Perhaps nothing challenges church leadership more than the use of their facilities, specifically knowing how, when, and where to allocate resources toward expansion. That is why I appreciate so greatly the ministry of my friend, Jim Rodgers. Jim is an “architectural pastor”, consulting churches on the use, expansion, and renovation of their facilities. He spent nearly 20 years in the pastorate and before that was a licensed architect. So he brings both practical and theological experience to bear on church facility usage.
Jim works for Church Building Consultants in Wheaton, IL, a firm that provides churches, Christian schools, and ministries the full spectrum of services to assess, initiate, plan, design, and construct ministry facilities. He is also a Visiting Professor in the DMin program at Grace Theological Seminary.
Jim has written articles for Leadership Journal, Your Church, Discipleship Journal, Preaching, Contemporary Drama Service, and Focus on the Family’s Pastor’s Family and is a regular teacher at pastoral conferences, seminaries, and ministry events.

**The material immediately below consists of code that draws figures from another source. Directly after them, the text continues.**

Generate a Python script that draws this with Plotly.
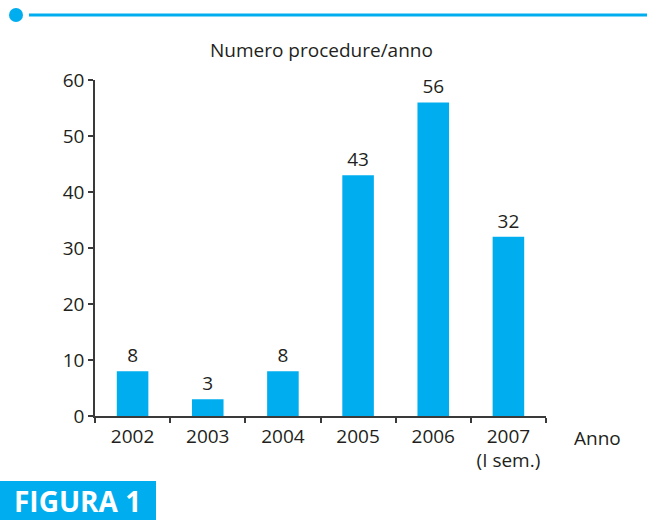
import plotly.graph_objects as go

categories = ["2002", "2003", "2004", "2005", "2006", "2007<br>(I sem.)"]
values = [8, 3, 8, 43, 56, 32]
y_ticks = [0, 10, 20, 30, 40, 50, 60]

CYAN = "#00AEEF"
TXT = "#231F20"
FONT = "Open Sans, Noto Sans, sans-serif"
FS = 19

fig = go.Figure()
fig.add_trace(go.Bar(
    x=categories, y=values, width=0.42,
    marker=dict(color=CYAN, line=dict(width=0)),
    text=[str(v) for v in values], textposition="outside",
    textfont=dict(size=FS, color=TXT, family=FONT),
    cliponaxis=False,
))

fig.update_layout(
    width=647, height=520,
    margin=dict(l=95, r=101, t=80, b=104),
    paper_bgcolor="white", plot_bgcolor="white",
    showlegend=False,
    font=dict(family=FONT, color=TXT, size=FS),
    xaxis=dict(
        type="category", range=[-0.5, 5.5],
        showline=True, linecolor="#3a3a3a", linewidth=1.5,
        ticks="outside", tickson="boundaries", ticklen=5, tickcolor="#3a3a3a", tickwidth=1.5,
        showgrid=False, zeroline=False, ticklabelstandoff=2,
        tickfont=dict(size=FS, color=TXT, family=FONT),
    ),
    yaxis=dict(
        range=[0, 60], tickvals=y_ticks,
        showline=True, linecolor="#3a3a3a", linewidth=1.5,
        ticks="outside", ticklen=5, tickcolor="#3a3a3a", tickwidth=1.5,
        showgrid=False, zeroline=False,
        tickfont=dict(size=FS, color=TXT, family=FONT),
    ),
)

PW, PH = 451, 336

# decorative header line with dot
fig.add_shape(type="line", xref="paper", yref="paper",
              x0=(29 - 95) / PW, x1=(647 - 95) / PW,
              y0=1 + (80 - 15) / PH, y1=1 + (80 - 15) / PH,
              line=dict(color=CYAN, width=3))
fig.add_shape(type="circle", xref="paper", yref="paper",
              x0=(9 - 95) / PW, x1=(23 - 95) / PW,
              y0=1 + (80 - 22) / PH, y1=1 + (80 - 8) / PH,
              fillcolor=CYAN, line=dict(width=0))

# "FIGURA 1" box
fig.add_shape(type="rect", xref="paper", yref="paper",
              x0=(0 - 95) / PW, x1=(156 - 95) / PW,
              y0=-(520 - 416) / PH, y1=-(481 - 416) / PH,
              fillcolor=CYAN, line=dict(width=0))
fig.add_annotation(text="<b>FIGURA 1</b>", xref="paper", yref="paper",
                   x=(77 - 95) / PW, y=-(501 - 416) / PH,
                   showarrow=False, xanchor="center", yanchor="middle",
                   borderpad=0,
                   font=dict(size=28, color="white", family=FONT))

# chart title
fig.add_annotation(text="Numero procedure/anno", xref="paper", yref="paper",
                   x=(321 - 95) / PW, y=1 + (80 - 50) / PH,
                   showarrow=False, xanchor="center", yanchor="middle",
                   font=dict(size=FS, color=TXT, family=FONT))

# axis label
fig.add_annotation(text="Anno", xref="paper", yref="paper",
                   x=(597 - 95) / PW, y=-(438 - 416) / PH,
                   showarrow=False, xanchor="center", yanchor="middle",
                   font=dict(size=FS, color=TXT, family=FONT))

fig.write_html("out.html", config={"displayModeBar": False},
               post_script="document.body.style.margin='0';document.body.style.padding='0';")
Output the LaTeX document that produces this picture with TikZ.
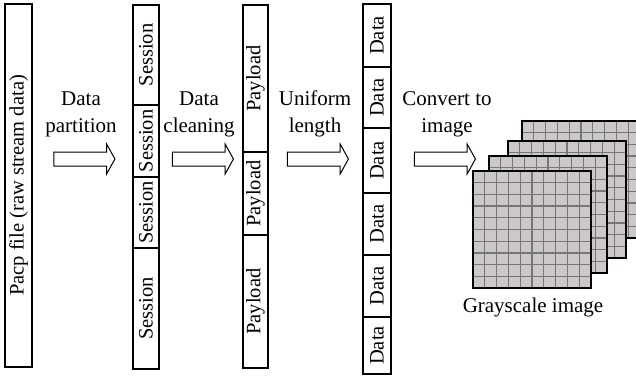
\documentclass[tikz,border=0pt]{standalone}
\usepackage{fontspec}
\setmainfont{Liberation Serif}
\usetikzlibrary{shapes.arrows}

\definecolor{cellfill}{RGB}{204,200,200}
\definecolor{cellline}{RGB}{118,118,118}

\tikzset{
  seg/.style={draw=black, line width=1.1pt, fill=white, rotate=90, inner sep=0pt,
              font=\fontsize{20.5}{24}\selectfont},
  lbl/.style={align=center, inner sep=0pt, font=\fontsize{21}{27}\selectfont},
  blockarrow/.style={single arrow, draw=black, line width=1pt, fill=white,
                     inner sep=0pt, text height=6.5pt, text depth=6.5pt,
                     minimum height=61pt,
                     single arrow head extend=8pt, single arrow tip angle=122},
  layer/.pic={
    \fill[cellfill] (0,0) rectangle (118,117);
    \foreach \k in {1,...,9} {
      \draw[cellline, line width=1.3pt] (\k*11.8,0) -- (\k*11.8,117);
      \draw[cellline, line width=1.3pt] (0,\k*11.7) -- (118,\k*11.7);
    }
    \draw[black, line width=1.2pt] (0,0) rectangle (118,117);
  }
}

\begin{document}
\begin{tikzpicture}[x=1pt, y=-1pt]
  \useasboundingbox (0,0) rectangle (636,377);

  % raw capture
  \node[seg, minimum width=363pt, minimum height=27pt] (pcap) at (18.5,185.5)
    {Pacp file (raw stream data)};

  % sessions
  \node[seg, minimum width=100pt, minimum height=26pt] (s1) at (146,55) {Session};
  \node[seg, minimum width=72pt,  minimum height=26pt] (s2) at (146,141) {Session};
  \node[seg, minimum width=71pt,  minimum height=26pt] (s3) at (146,212.5) {Session};
  \node[seg, minimum width=121pt, minimum height=26pt] (s4) at (146,308.5) {Session};

  % payloads
  \node[seg, minimum width=147pt, minimum height=25pt] (p1) at (255.5,78.5) {Payload};
  \node[seg, minimum width=83pt,  minimum height=25pt] (p2) at (255.5,193.5) {Payload};
  \node[seg, minimum width=133pt, minimum height=25pt] (p3) at (255.5,301.5) {Payload};

  % fixed-length data
  \node[seg, minimum width=63pt, minimum height=28pt] (d1) at (377,35.5) {Data};
  \node[seg, minimum width=61pt, minimum height=28pt] (d2) at (377,97.5) {Data};
  \node[seg, minimum width=65pt, minimum height=28pt] (d3) at (377,160.5) {Data};
  \node[seg, minimum width=62pt, minimum height=28pt] (d4) at (377,224) {Data};
  \node[seg, minimum width=62pt, minimum height=28pt] (d5) at (377,286) {Data};
  \node[seg, minimum width=57pt, minimum height=28pt] (d6) at (377,345.5) {Data};

  % step arrows and captions
  \node[blockarrow] (a1) at (82.5,159) {};
  \node[blockarrow] (a2) at (201,159) {};
  \node[blockarrow] (a3) at (316,159) {};
  \node[blockarrow] (a4) at (443,159) {};

  \node[lbl] (t1) at (81,114) {Data\\partition};
  \node[lbl] (t2) at (199,114) {Data\\cleaning};
  \node[lbl] (t3) at (315,114) {Uniform\\length};
  \node[lbl] (t4) at (447,114) {Convert to\\image};

  % stack of grayscale images
  \begin{scope}
    \clip (0,0) rectangle (636,377);
    \pic at (522,121) {layer};
    \pic at (508,141) {layer};
    \pic at (489,156) {layer};
    \pic at (473,171) {layer};
  \end{scope}

  \node[lbl, anchor=base] (gcap) at (533,312) {Grayscale image};
\end{tikzpicture}
\end{document}
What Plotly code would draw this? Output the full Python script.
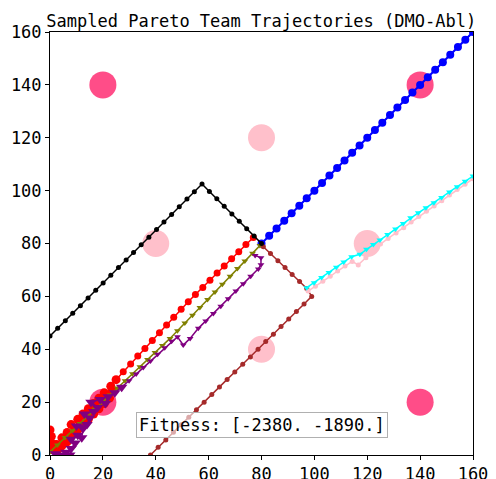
import plotly.graph_objects as go

TITLE = "Sampled Pareto Team Trajectories (DMO-Abl)"
FITNESS_TEXT = "Fitness: [-2380. -1890.]"
TICKS = [0, 20, 40, 60, 80, 100, 120, 140, 160]

# Points of interest
poi_dark_x = [20, 140, 140, 20]
poi_dark_y = [140, 140, 20, 20]
poi_light_x = [80, 40, 120, 80]
poi_light_y = [120, 80, 80, 40]

# Trajectories
black_x = [0, 2.9, 5.8, 8.6, 11.5, 14.4, 17.3, 20.1, 23, 25.9, 28.8, 31.6, 34.5, 37.4, 40.3, 43.1, 46, 48.9, 51.8, 54.6, 57.5,
           60.3, 63.1, 65.9, 68.8, 71.6, 74.4, 77.2, 80]
black_y = [45, 47.9, 50.8, 53.6, 56.5, 59.4, 62.3, 65.1, 68, 70.9, 73.8, 76.6, 79.5, 82.4, 85.3, 88.1, 91, 93.9, 96.8, 99.6, 102.5,
           99.7, 96.9, 94.1, 91.2, 88.4, 85.6, 82.8, 80]

blue_x = [80, 82.9, 85.7, 88.6, 91.4, 94.3, 97.1, 100, 102.9, 105.7, 108.6, 111.4, 114.3, 117.1, 120, 122.9, 125.7, 128.6,
          131.4, 134.3, 137.1, 140, 142.9, 145.7, 148.6, 151.4, 154.3, 157.1, 160]
blue_y = [80, 82.9, 85.7, 88.6, 91.4, 94.3, 97.1, 100, 102.9, 105.7, 108.6, 111.4, 114.3, 117.1, 120, 122.9, 125.7, 128.6,
          131.4, 134.3, 137.1, 140, 142.9, 145.7, 148.6, 151.4, 154.3, 157.1, 160]

red_x = [0, 0.5, 0, 1.5, 1, 2.5, 3.5, 2.5, 4.5, 5.5, 4.5, 6.5, 7.5, 6.5, 8.5, 9.5, 8, 10.5, 11.5, 10.5, 12.5, 13.5, 12.5,
         14.5, 15.5, 14.5, 16.5, 17.5, 16.5, 18.5, 19.5, 18.5, 20.5, 21.5, 20.5, 22.5, 23.5, 23, 25,
         27.7, 30.5, 33.2, 35.9, 38.7, 41.4, 44.1, 46.8, 49.6, 52.3, 55, 57.8, 60.5, 63.2, 65.9, 68.7, 71.4, 74.1, 76.9]
red_y = [9.5, 7, 5, 4, 2, 1.5, 2.5, 4, 3.5, 5.5, 6.5, 5, 7.5, 8.5, 8, 10, 11.5, 9.5, 12, 13.5, 11.5, 14.5, 15.5,
         13.5, 16, 17.5, 15.5, 18.5, 19.5, 17.5, 20.5, 21.5, 19.5, 22.5, 23.5, 21.5, 24.5, 26, 28.5,
         31.5, 34.4, 37.4, 40.3, 43.3, 46.2, 49.2, 52.1, 55.1, 58, 60.7, 63.4, 66.1, 68.8, 71.5, 74.2, 76.9, 79.6, 82.3]

olive_x = [0, 2.8, 5.7, 8.5, 11.3, 14.2, 17, 19.9, 22.7, 25.5, 28.4, 31.2, 34, 36.9, 39.7, 42.5, 45.4, 48.2, 51, 53.9,
           56.7, 59.6, 62.4, 65.2, 68.1, 70.9, 73.7, 76.6, 79.4]
olive_y = [1.2, 3.8, 6.6, 9.2, 11.9, 14.6, 17.3, 20, 22.7, 25.3, 28.1, 30.7, 33.4, 36.1, 38.8, 41.4, 44.1, 47, 49.9, 52.9,
           55.8, 58.8, 61.7, 64.6, 67.6, 70.5, 73.4, 76.3, 79.2]

purple_x = [2, 4, 6, 7.5, 8, 9.5, 8, 10.5, 12, 12.5, 10, 14, 15, 13, 16.5, 18, 15.5, 19, 21, 22, 24.5, 27.1,
            29.9, 32.6, 35.3, 38, 40.7, 43.4, 46, 48.2, 50.4, 53, 56.1, 58.9, 61.8, 64.6, 67.4, 70.3, 73.1, 75.9,
            78.8, 79.8, 79.8, 77.6]
purple_y = [0.5, 0, 1, 0, 2.5, 4.5, 6, 7.5, 6.5, 10, 11, 11.5, 14, 15.5, 16.5, 18, 20, 21, 19.5, 22, 23.5, 25.6,
            28.1, 30.6, 33.1, 35.6, 38.1, 40.6, 43, 44.7, 41.6, 44.1, 47.9, 50.7, 53.5, 56.3, 59.1, 62, 64.8, 67.6,
            70.4, 72, 74.6, 75.5]

brown_x = [38, 40.9, 43.8, 46.7, 49.6, 52.5, 55.4, 58.3, 61.2, 64.1, 67, 69.9, 72.9, 75.8, 78.7, 81.6, 84.5, 87.4, 90.3,
           93.2, 96.1, 99, 97.1, 94.4, 91.6, 88.9, 86.2, 83.4, 80.7]
brown_y = [0, 2.9, 5.7, 8.6, 11.4, 14.3, 17.1, 20, 22.9, 25.7, 28.6, 31.4, 34.3, 37.1, 40, 42.9, 45.7, 48.6, 51.4,
           54.3, 57.1, 60, 63, 65.6, 68.3, 70.9, 73.5, 76.2, 78.8]

cyan_x = [97.1, 99.9, 102.7, 105.5, 108.3, 111.1, 114.1, 117.2, 119.7, 122.3, 124.8, 127.7, 130.7, 133.6, 136.4, 139.3,
          142.2, 145.2, 148.1, 151.1, 154, 157, 160]
cyan_y = [63.3, 65.2, 67.1, 69, 71, 73, 75, 75.9, 77.8, 79.6, 81.3, 83.4, 85.5, 87.6, 89.7, 91.6,
          93.5, 95.4, 97.4, 99.5, 101.5, 103.5, 105.5]

pink_x = [97.6, 100.4, 103.2, 106, 108.8, 111.6, 114.3, 116.6, 119.5, 122.3, 125, 127.9, 130.9, 133.8, 136.6, 139.5,
          142.4, 145.3, 148.2, 151.1, 154, 157, 160]
pink_y = [62, 63.8, 65.7, 67.6, 69.6, 71.5, 73.2, 71.9, 74.6, 77.5, 79.8, 81.9, 84, 86, 88.1, 90.2,
          92.2, 94.2, 96.2, 98.3, 100.4, 102.4, 104.5]

FONT = "DejaVu Sans Mono"

fig = go.Figure()

fig.add_trace(go.Scatter(x=poi_dark_x, y=poi_dark_y, mode="markers",
                         marker=dict(size=27, color="#ff4d88", opacity=1, line=dict(width=0))))
fig.add_trace(go.Scatter(x=poi_light_x, y=poi_light_y, mode="markers",
                         marker=dict(size=27, color="#ffc0cb", opacity=1, line=dict(width=0))))


def traj(x, y, color, symbol, msize, lw=1.5, big_first=0, big_size=None):
    sizes = [big_size if (big_size and i < big_first) else msize for i in range(len(x))]
    fig.add_trace(go.Scatter(x=x, y=y, mode="lines+markers",
                             line=dict(color=color, width=lw),
                             marker=dict(color=color, size=sizes, symbol=symbol, opacity=1,
                                         line=dict(width=0))))


traj(blue_x, blue_y, "#0000ff", "circle", 8, 2)
traj(red_x, red_y, "#ff0000", "circle", 7, big_first=39, big_size=9)
traj(olive_x, olive_y, "#808000", "triangle-down", 6)
traj(purple_x, purple_y, "#800080", "triangle-down", 6, big_first=22, big_size=10)
traj(brown_x, brown_y, "#a52a2a", "circle", 5)
traj(pink_x, pink_y, "#ffc0cb", "circle", 5)
traj(cyan_x, cyan_y, "#00ffff", "triangle-down", 6)
traj(black_x, black_y, "#000000", "circle", 5)

axis_common = dict(range=[0, 160], tickvals=TICKS, ticks="outside", ticklen=4, tickwidth=1, tickcolor="black",
                   showline=True, linecolor="black", linewidth=1, mirror=True, showgrid=False, zeroline=False,
                   automargin=False,
                   tickfont=dict(family=FONT, size=17, color="black"), fixedrange=True)

# The page body adds an 8px offset at top/left, so the figure is sized 8px smaller on each axis.
fig.update_layout(
    width=488, height=471,
    margin=dict(l=42, r=23, t=24, b=24, autoexpand=False),
    plot_bgcolor="white", paper_bgcolor="white",
    showlegend=False,
    xaxis=axis_common,
    yaxis=axis_common,
    title=dict(text=TITLE, font=dict(family=FONT, size=17, color="black"),
               x=0.519, xanchor="center", xref="container", y=0.972, yanchor="middle", yref="container"),
    annotations=[dict(x=80, y=11.3, xref="x", yref="y", text=FITNESS_TEXT, showarrow=False,
                      font=dict(family=FONT, size=17, color="black"),
                      bgcolor="rgba(255,255,255,0.6)", bordercolor="#b0b0b0", borderwidth=1, borderpad=2)],
)

fig.write_html("out.html")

At the 2010 conference of the Evangelical Homiletics Society he presented a paper for peer review on: “The Heart of Worship and Facility Stewardship.” He regularly blogs on church health and facility stewardship here.
At Gages Lake Bible Church, we recently consulted Jim Rodgers about some potential projects with our church building. I thought it would be great to feature him on a Friday Five and expose more pastors and church leaders to the valuable service he provides:
You describe yourself as an “architectural pastor.” That’s a unique ministry. Can you explain what you do?
My wife and kids cringe when someone asks, “What does your father do?” No juicy expose here, but it’s not easy to explain and would often take several minutes. God’s allowed me to combine my backgrounds as an architect (4 years & bachelor’s degree) and a pastor (19 years and MDiv & DMin). Since 2007 I’ve served as an Architectural Pastor—which is a term I’ve coined. My mission statement is to: “Improve church health through facility stewardship.” God’s blessed this ministry niche as I teach at pastoral conferences and DMin programs while coming alongside pastors & church leaders regarding facility issues. If a church is looking to build and we’ve confirmed a healthy ministry infrastructure, then I also work with a network of gifted specialists in the whole arena of church architecture and construction.
Does your unique background as both a pastor and an architect give you a unique insight?
In defining my job title, I chose “Pastor” as the noun since that’s the driving role for my efforts. I consider myself as still functioning under the biblical responsibilities of pastoral accountability and the charges from my seminary training and ordination. When working with any pastor or church leader, I’m focused on the processes for improving the overall health of the church. “Architectural” is the adjective of my job title as it represents the unique perspective I can offer about the facility. Therefore, my mission to: Improve church health through facility stewardship.
It seems sort of “unspiritual” to think about improving the quality of a church building. How do you answer those objections?
The prophet Haggai didn’t think it’s unspiritual. In fact he viewed the ministry facility as intricately connected to the spiritual lives of individuals and the faith community. In October, 2010 I prepared a paper for the Evangelical Homiletics Society titled: “The Heart of Worship and Facility Stewardship: Haggai’s preaching theme—‘Give careful thought to your ways.’” That paper was well received and allowed me to develop a theology of Facility Stewardship. That calls for a definition—“Facility Stewardship is: driven by a biblical foundation, identifying facility issues that impact ministry and implementing corrections with leadership skills that improve overall church health.”
Are longtime church staff or leadership or members blind to some of the ways their building is communicating to the community?
In the Fall, 2009 issue of Leadership Journal I wrote an article titled: “Blind Spots: Why we sometimes can’t see problems with our facility.” Because we tend to think that facility issues are “unspiritual,” we tend to overlook problems with our church buildings—after all, we’re very blessed with our facilities in North American churches. However, our ministry “Jerusalem” has facility expectations that are shaped by our culture. And once we begin overlooking facility problems, they can get worse and begin a downward spiral. What we overlook, we learn to accept. What we accept, we become accustomed to. And what we become accustomed to we eventually become attached to and resist changing—even unclean or unsanitary conditions. I’ve got scores of examples of this downward process.
There is a growing movement in the Church against beautiful buildings and toward more spartan (and cost-saving) facilities. How would you answer this?
I challenge pastors to match their facility appearances with the DNA/Mission/Purpose/Values/Etc of their church. I also focus on the principle of comparable quality, which comes from Haggai 1:9, where God exhorts the people, “Because of my house, which remains a ruin, while each of you is busy with his own house.” Like anything in life or ministry, it’s so easy to swing the pendulum too far in either direction.